Typical backpacker jobs in Australia & Pay rate guides
(Note: These are approximations and shouldn’t be taken as gospel)
Bar/restaurants: around $13-18 an hour.
Admin work/call centres: around $14-21 an hour.
Legal support: around $21-26 an hour.
Teaching English: around $20-25 an hour.
Nannying: around $14-20 an hour.
Fruit picking: around $10-20 a basket.
Trade work: around $16-30 an hour.
Accounting: around $17-30 an hour.
IT: around $20-40 an hour.
Insurance underwriters: around $22-28 an hour.
Labouring: around $16-21 an hour.
As mentioned previously, as a backpacker in Australia, one of the best ways of discovering the country is to find jobs in regional Australia. Working in a job for 3 months will entitle you to a one year extension on your Working Holiday Visa.

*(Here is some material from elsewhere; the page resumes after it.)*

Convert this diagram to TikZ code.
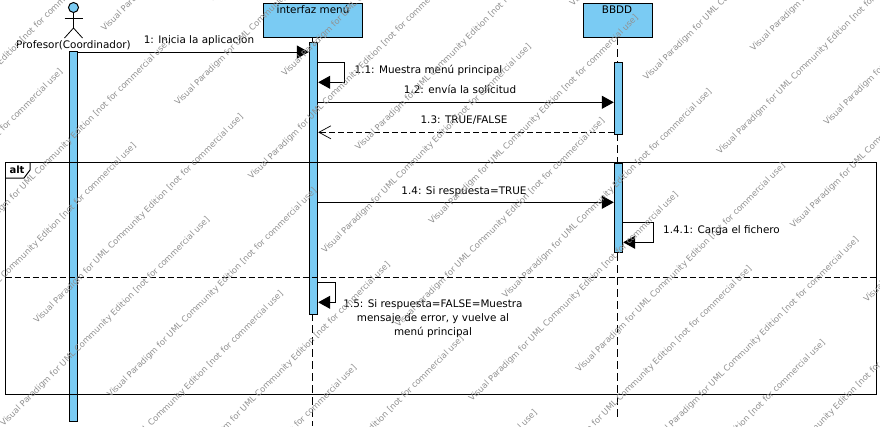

The government’s official website (www.jobsearch.gov.au/harvesttrail) lets you know where and when you can find fruit picking work.
For general job vacancies www.mycareer.com.au and www.seek.com.au are good places to look, as is the free weekly BBM magazine (which is also available online at www.bbmlive.com ). BBM is a backpacker magazine with a large jobs section and a great way of keeping up to date with the world whilst you are on your travels.
City newspapers – The Telegraph and Herald in Sydney, the West Australian in Perth, and The Age and Herald Sun in Melbourne – should also be scanned through.
Notice boards in backpacker hostels are definately worth looking at as well – jobs are often posted on job boards in the major backpacker hostels across Australia.
Signing on at a recruitment company could put you first in line for a number of jobs. Make sure you tell them all the skills you have, and how even although you are a backpacker in Australia, your past experience will be make you the best person for the jobs they offer you. Some employers prefer to offer backpackers jobs as they often are able to offer more flexibility than an Australian resident.
And the old-fashioned way glancing in shop windows or asking face-to-face – certainly won’t do you any harm either.
Before you get your job you will need a Tax File Number (TFN) to work in Australia so you can have the privilege of paying income tax. For the first $21,601 you earn, you will be deducted 29%, with another one per cent being added on to the deductions between $21,601 and $52,000. However, the good news is you may be eligible to claim the tax back when you return home and there are several firms specialising in helping you achieve this.
A typical backpacker tax refund is $2500 (according to Taxback.com).